*Required work*
Look below and pull out each line with the word "seaborn".

*Raw data*
#####

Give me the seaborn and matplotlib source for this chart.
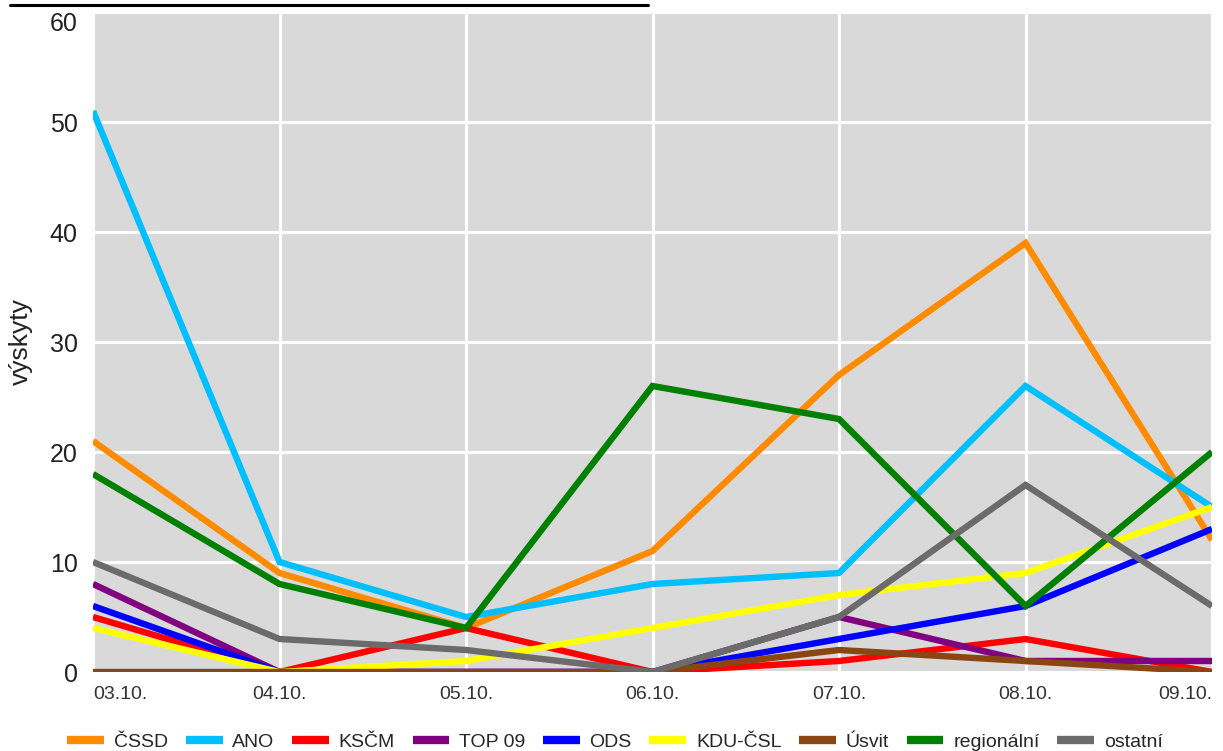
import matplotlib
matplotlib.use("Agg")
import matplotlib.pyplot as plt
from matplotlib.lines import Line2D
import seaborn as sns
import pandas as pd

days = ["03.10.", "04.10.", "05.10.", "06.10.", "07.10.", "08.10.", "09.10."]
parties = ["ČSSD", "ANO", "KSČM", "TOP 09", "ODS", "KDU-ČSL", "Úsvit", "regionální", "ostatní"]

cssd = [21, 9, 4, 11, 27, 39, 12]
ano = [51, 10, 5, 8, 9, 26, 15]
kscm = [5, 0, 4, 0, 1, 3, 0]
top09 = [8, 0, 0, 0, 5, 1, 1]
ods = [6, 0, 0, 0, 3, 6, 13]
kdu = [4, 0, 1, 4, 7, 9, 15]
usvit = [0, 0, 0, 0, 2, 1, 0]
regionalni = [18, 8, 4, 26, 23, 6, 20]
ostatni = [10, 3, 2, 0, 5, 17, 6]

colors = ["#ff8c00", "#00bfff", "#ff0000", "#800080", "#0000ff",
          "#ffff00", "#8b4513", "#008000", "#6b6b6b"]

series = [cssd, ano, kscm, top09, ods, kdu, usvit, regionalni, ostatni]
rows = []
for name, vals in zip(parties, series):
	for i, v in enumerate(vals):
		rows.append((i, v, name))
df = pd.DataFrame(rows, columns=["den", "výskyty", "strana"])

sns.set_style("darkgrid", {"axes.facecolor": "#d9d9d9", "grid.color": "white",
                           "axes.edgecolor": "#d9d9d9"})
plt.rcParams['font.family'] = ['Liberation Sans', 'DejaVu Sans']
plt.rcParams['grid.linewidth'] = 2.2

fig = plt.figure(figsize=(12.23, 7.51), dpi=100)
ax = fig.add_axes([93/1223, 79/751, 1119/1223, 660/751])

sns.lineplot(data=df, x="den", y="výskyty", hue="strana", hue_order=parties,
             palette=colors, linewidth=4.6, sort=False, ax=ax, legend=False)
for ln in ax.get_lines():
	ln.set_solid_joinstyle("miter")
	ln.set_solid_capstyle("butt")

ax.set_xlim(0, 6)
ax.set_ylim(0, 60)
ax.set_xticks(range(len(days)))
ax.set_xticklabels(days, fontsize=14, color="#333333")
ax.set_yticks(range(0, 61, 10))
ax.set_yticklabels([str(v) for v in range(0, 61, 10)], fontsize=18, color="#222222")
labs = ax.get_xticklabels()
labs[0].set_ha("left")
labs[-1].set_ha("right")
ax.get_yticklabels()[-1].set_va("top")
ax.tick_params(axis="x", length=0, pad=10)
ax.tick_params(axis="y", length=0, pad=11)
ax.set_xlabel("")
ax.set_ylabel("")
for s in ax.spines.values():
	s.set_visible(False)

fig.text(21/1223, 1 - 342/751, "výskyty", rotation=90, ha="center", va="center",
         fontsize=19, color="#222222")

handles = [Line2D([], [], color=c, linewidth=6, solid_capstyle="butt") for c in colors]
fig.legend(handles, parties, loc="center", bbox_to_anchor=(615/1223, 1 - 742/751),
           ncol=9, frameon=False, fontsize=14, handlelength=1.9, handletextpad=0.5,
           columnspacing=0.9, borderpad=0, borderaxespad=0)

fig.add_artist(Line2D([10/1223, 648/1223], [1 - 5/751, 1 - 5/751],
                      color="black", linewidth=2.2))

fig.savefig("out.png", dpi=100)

#####

*Exercise output*
Give me the seaborn and matplotlib source for this chart.
import seaborn as sns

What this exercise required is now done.